Wednesday, January 28, 2015

The Sierra Beyond Yosemite: A Stunning Impenetrable Wall of Solid Rock

Mount Whitney from the Alabama Hills in the Owens Valley
Impenetrable. The imaginary mountain barrier surrounding Mordor in the Lord of the Rings has nothing on this real-life wall of solid granite. For more than one hundred miles, from Mono Lake south to Owens Lake and beyond, there is a 10,000+ foot high crest that divides California from the rest of the country, which stops almost all precipitation from Pacific storms, and which denied immigrants an easy path to the gold-fields of the Mother Lode.
The Wheeler Crest from Bishop in the Owens Valley
The Sierra Nevada is a barrier to travel of all kinds: paths, wagon trails, roads, and railways cross the mountains in only a few places, and those few places present serious engineering challenges. No paved roads cross the mountains for well over 150 miles between Tioga Pass in Yosemite National Park, and Walker Pass south of Sequoia National Park (The only minor exceptions: Sherman Pass, a paved former logging road is inappropriate for heavy traffic, and a dead-end road that travels to Devils Postpile). The only freeways exist at Donner Summit and Tehachapi Pass.
The Sierra beyond Yosemite provides some of the most stunning scenery on the planet. On the previous day of our fall trip we had crossed the Sierra Nevada at Sonora Pass, and explored the ghost town of Bodie, but the sun was disappearing in the west by the time we arrived at our campsite in the little town of Bishop in the Owens Valley. For those on our trip who were seeing these lands for the first time, it was a revelation to wake up to the high remote ridges of granite and metamorphic rock that towered over the flat valley floor.
Mt. Humphreys (13,996 feet) above Bishop, California in the Owens Valley
Many would say that Death Valley is the ultimate expression of basin and range style geography, and in many ways it is extraordinary, but few valleys in the world can match Owens for pure grandeur. One one flank, the Sierra Nevada rise to elevations exceeding 14,000 feet. On the other, the White Mountains average 11,000 feet, culminating in White Mountain Peak at 14,252 feet. Given the roughly 4,000 foot elevation of the floor of Owens Valley, the declivity is twice as deep as the Grand Canyon. Comparisons are unfair, of course, since the Grand Canyon is water-carved, and the Owens is of fault origin, but the scale of the landscape is grand in any case.

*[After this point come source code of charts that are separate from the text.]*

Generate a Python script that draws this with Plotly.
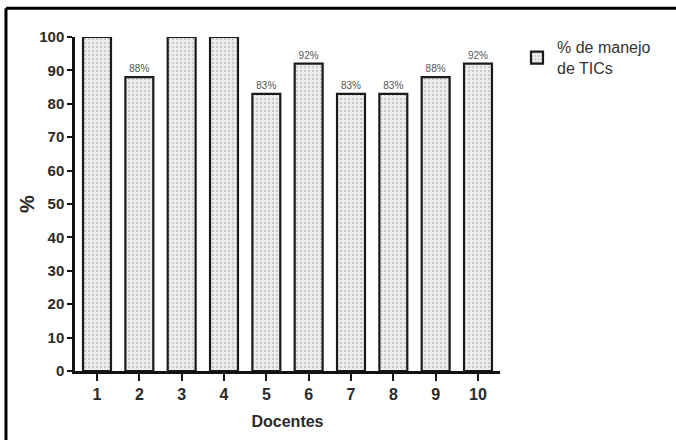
import plotly.graph_objects as go

docentes = [1, 2, 3, 4, 5, 6, 7, 8, 9, 10]
manejo = [100, 88, 100, 100, 83, 92, 83, 83, 88, 92]
etiquetas = ["", "88%", "", "", "83%", "92%", "83%", "83%", "88%", "92%"]
y_ticks = [0, 10, 20, 30, 40, 50, 60, 70, 80, 90, 100]

font_family = "Liberation Sans, Arial, sans-serif"

fig = go.Figure()
fig.add_trace(go.Bar(
    x=docentes, y=manejo,
    name="% de manejo<br>de TICs",
    width=0.66,
    text=etiquetas,
    textposition="outside",
    textfont=dict(size=10, color="#555555", family=font_family),
    cliponaxis=False,
    marker=dict(
        color="#ececec",
        line=dict(color="#1a1a1a", width=2.2),
        pattern=dict(shape=".", fgcolor="#a8a8a8", bgcolor="#eeeeee", size=4, solidity=0.3),
    ),
))

fig.update_layout(
    width=676, height=440,
    margin=dict(l=75, r=176, t=37, b=67),
    paper_bgcolor="white", plot_bgcolor="white",
    font=dict(family=font_family, color="#222222"),
    showlegend=True,
    legend=dict(x=1.04, y=1.02, xanchor="left", yanchor="top",
                font=dict(size=16, color="#333333"), bgcolor="rgba(0,0,0,0)",
                itemwidth=30),
    bargap=0.34,
)
fig.update_xaxes(
    range=[0.48, 10.52], tickvals=docentes,
    ticktext=["<b>%d</b>" % d for d in docentes],
    showline=True, linecolor="#111111", linewidth=2.5,
    ticks="outside", ticklen=7, tickwidth=2, tickcolor="#111111",
    tickfont=dict(size=16, color="#2a2a2a"),
    showgrid=False, zeroline=False,
    title=dict(text="<b>Docentes</b>", font=dict(size=16, color="#2a2a2a"), standoff=14),
)
fig.update_yaxes(
    range=[0, 100], tickvals=y_ticks,
    ticktext=["<b>%d</b>" % v for v in y_ticks],
    showline=True, linecolor="#111111", linewidth=2.5,
    ticks="outside", ticklen=5, tickwidth=2, tickcolor="#111111",
    tickfont=dict(size=15, color="#2a2a2a"),
    showgrid=False, zeroline=False,
    title=dict(text="<b>%</b>", font=dict(size=20, color="#2a2a2a"), standoff=0),
)

# image frame (top and left edges)
fig.add_shape(type="line", xref="paper", yref="paper", x0=-0.1624, x1=1.5, y0=1.0863, y1=1.0863,
              line=dict(color="black", width=3))
fig.add_shape(type="line", xref="paper", yref="paper", x0=-0.1624, x1=-0.1624, y0=-0.25, y1=1.0863,
              line=dict(color="black", width=3))

fig.write_html("out.html", config={"displayModeBar": False},
               post_script="document.body.style.margin='0';")
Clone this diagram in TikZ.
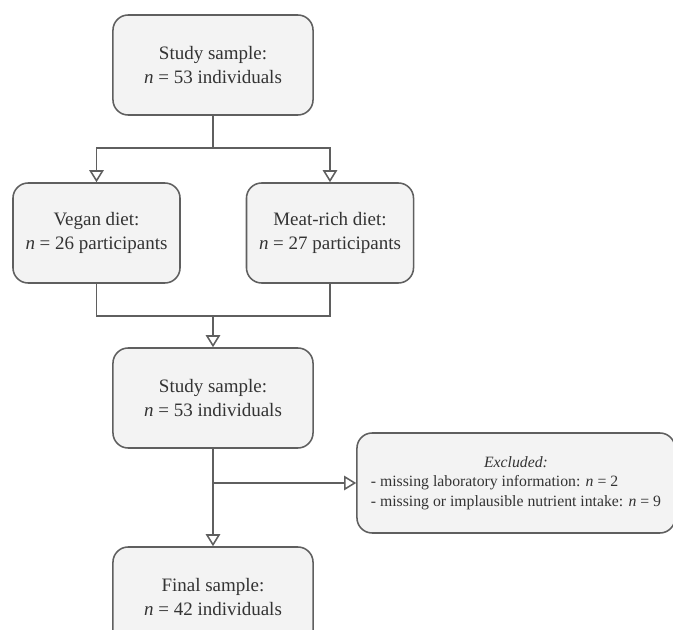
\documentclass[tikz,border=0pt]{standalone}
\usepackage{fontspec}
\setmainfont{Liberation Serif}
\usetikzlibrary{arrows.meta}
\definecolor{boxfill}{HTML}{F3F3F3}
\definecolor{edgegray}{HTML}{5F5F5F}
\definecolor{inkgray}{HTML}{333333}

\begin{document}
\begin{tikzpicture}[x=0.025cm, y=-0.025cm,
    stage/.style={draw=edgegray, fill=boxfill, line width=1.1pt, rounded corners=0.38cm,
      minimum width=5cm, minimum height=2.5cm, inner sep=0pt, align=center,
      text=inkgray, font=\fontsize{13.5}{17}\selectfont},
    link/.style={draw=edgegray, line width=1.1pt},
    flow/.style={link, -{Triangle[open, length=0.3cm, width=0.36cm]}}]
  % page frame, the last box runs off the bottom
  \clip (0,0) rectangle (673,630);

  % Draw the boxes
  \node[stage] (top) at (213,65) {Study sample:\\\textit{n} = 53 individuals};
  \node[stage, minimum width=4.175cm] (vegan) at (96.5,233) {Vegan diet:\\\textit{n} = 26 participants};
  \node[stage, minimum width=4.175cm] (meat) at (330,233) {Meat-rich diet:\\\textit{n} = 27 participants};
  \node[stage] (mid) at (213,398) {Study sample:\\\textit{n} = 53 individuals};
  \node[stage, minimum width=7.95cm, font=\fontsize{11.2}{14}\selectfont] (excl) at (516,483)
    {\begin{tabular}{@{}l@{}}\multicolumn{1}{@{}c@{}}{\textit{Excluded:}}\\
     - missing laboratory information: \textit{n} = 2\\
     - missing or implausible nutrient intake: \textit{n} = 9\end{tabular}};
  \node[stage] (final) at (213,597) {Final sample:\\\textit{n} = 42 individuals};

  % split points of the connectors
  \coordinate (split) at (213,148);
  \coordinate (merge) at (213,316);
  \coordinate (branch) at (213,483);

  % Connect the boxes
  \draw[link] (top) -- (split);
  \draw[flow] (split) -| (vegan);
  \draw[flow] (split) -| (meat);
  \draw[link] (vegan) |- (merge) -| (meat);
  \draw[flow] (merge) -- (mid);
  \draw[flow] (mid) -- (final);
  \draw[flow] (branch) -- (excl);
\end{tikzpicture}
\end{document}
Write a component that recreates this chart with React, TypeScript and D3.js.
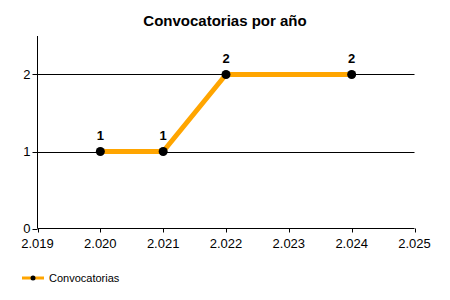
import React from "react";
import * as d3 from "d3";

const years = [2020, 2021, 2022, 2024];
const values = [1, 1, 2, 2];
const xTicks = [2019, 2020, 2021, 2022, 2023, 2024, 2025];
const yTicks = [0, 1, 2];
const title = "Convocatorias por año";
const seriesName = "Convocatorias";

const W = 450, H = 300;
const left = 37.5, right = 414.5, top = 36, bottom = 228.5;
const font = "'Liberation Sans', Arial, sans-serif";
const orange = "#FFA500";

export default function App() {
  const x = d3.scaleLinear().domain([2019, 2025]).range([left, right]);
  const y = d3.scaleLinear().domain([0, 2.5]).range([bottom, top]);
  const line = d3.line<number>().x((_, i) => x(years[i])).y((d) => y(d));
  const fmt = (v: number) => {
    const s = String(v);
    return s.slice(0, 1) + "." + s.slice(1);
  };
  return (
    <svg width={W} height={H} style={{ position: "absolute", left: 0, top: 0, display: "block" }}>
      <rect width={W} height={H} fill="#fff" />
      <text x={W / 2} y={25.5} textAnchor="middle" fontFamily={font} fontWeight="bold" fontSize={15} fill="#000">
        {title}
      </text>
      {yTicks.filter((t) => t > 0).map((t) => (
        <line key={t} x1={left} x2={right} y1={Math.round(y(t)) + 0.5} y2={Math.round(y(t)) + 0.5} stroke="#000" strokeWidth={1} />
      ))}
      <line x1={left} x2={left} y1={top} y2={bottom} stroke="#000" />
      <line x1={left} x2={right} y1={bottom} y2={bottom} stroke="#000" />
      {yTicks.map((t) => (
        <g key={t}>
          <line x1={left - 5} x2={left} y1={Math.round(y(t)) + 0.5} y2={Math.round(y(t)) + 0.5} stroke="#000" />
          <text x={left - 7} y={y(t) + 4.5} textAnchor="end" fontFamily={font} fontSize={13} fill="#000">{t}</text>
        </g>
      ))}
      {xTicks.map((t) => (
        <g key={t}>
          <line x1={Math.round(x(t)) + 0.5} x2={Math.round(x(t)) + 0.5} y1={bottom} y2={bottom + 4} stroke="#000" />
          <text x={x(t)} y={bottom + 19.5} textAnchor="middle" fontFamily={font} fontSize={13} fill="#000">{fmt(t)}</text>
        </g>
      ))}
      <path d={line(values) || ""} fill="none" stroke={orange} strokeWidth={5} strokeLinejoin="round" />
      {values.map((v, i) => (
        <g key={i}>
          <circle cx={x(years[i])} cy={y(v)} r={4.5} fill="#000" />
          <text x={x(years[i])} y={y(v) - 11.5} textAnchor="middle" fontFamily={font} fontWeight="bold" fontSize={13} fill="#000">{v}</text>
        </g>
      ))}
      <line x1={22} x2={44} y1={278} y2={278} stroke={orange} strokeWidth={3} />
      <circle cx={33} cy={278} r={2.5} fill="#000" />
      <text x={49} y={282} fontFamily={font} fontSize={11} fill="#000">{seriesName}</text>
    </svg>
  );
}
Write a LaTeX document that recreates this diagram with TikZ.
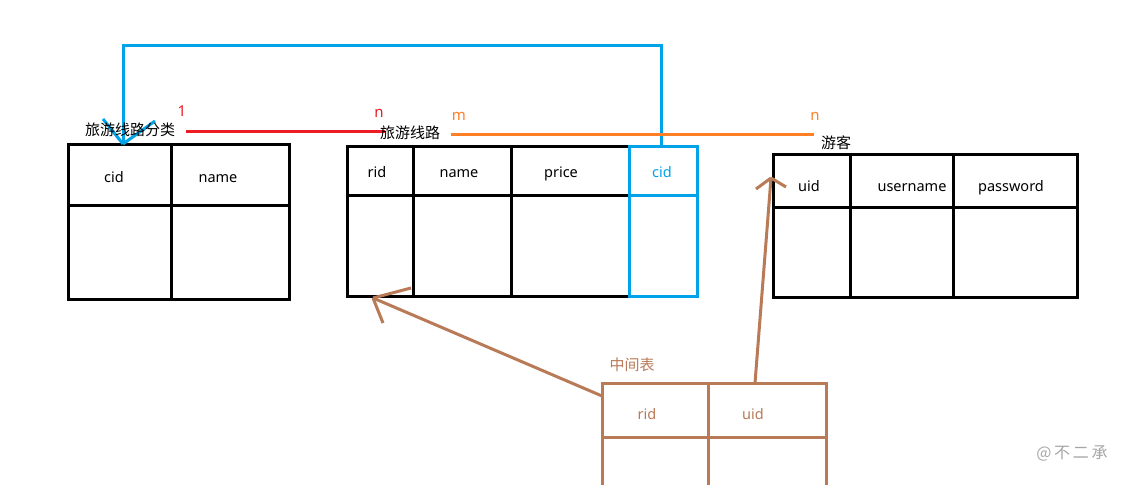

The origin of the wonderful scenery is a two-edged sword, of course. The faults that formed the Owens Valley are still very active. In 1872, the Owens Valley fault was responsible for one of the biggest earthquakes in the state's recorded history. The magnitude 7.8 event killed 27 people (out of a total population of around 300), and shifted the ground dozens of feet along a scarp more than eighty miles long.
The Palisades Group of peaks on the Sierra Crest from Sierra View in the White Mountains

One of the most spectacular ways to see the mountain wall is to climb into the White Mountains and see most of the Sierra escarpment from one view point. It's called (by incredible coincidence) Sierra View, which is a pullout on the equally spectacular road to the Ancient Bristlecone Pine Forest. From the one view, one can see the Sierra Crest from the Tioga Pass area to south of Mt. Whitney, a distance of over 100 miles. We were blessed with a clear morning despite the fires raging throughout the region.


Later in the day we drove south to Lone Pine, which lies on the floor of the Owens Valley beneath Mt. Whitney, which at 14,505 feet is the highest point in the lower 48 states. After a number of stops, we ended up at an old mine, the Reward, and watched the sun sink over the high ridges.
Sunsets for the people of the Owens Valley are different. There is no horizon over which the sun emerges or sets. There are only high ridges. When the conditions are right, the light show is wonderful.


1 comment:

Celia Lewis said...

Gorgeous area, simply magnificent! Thanks Garry.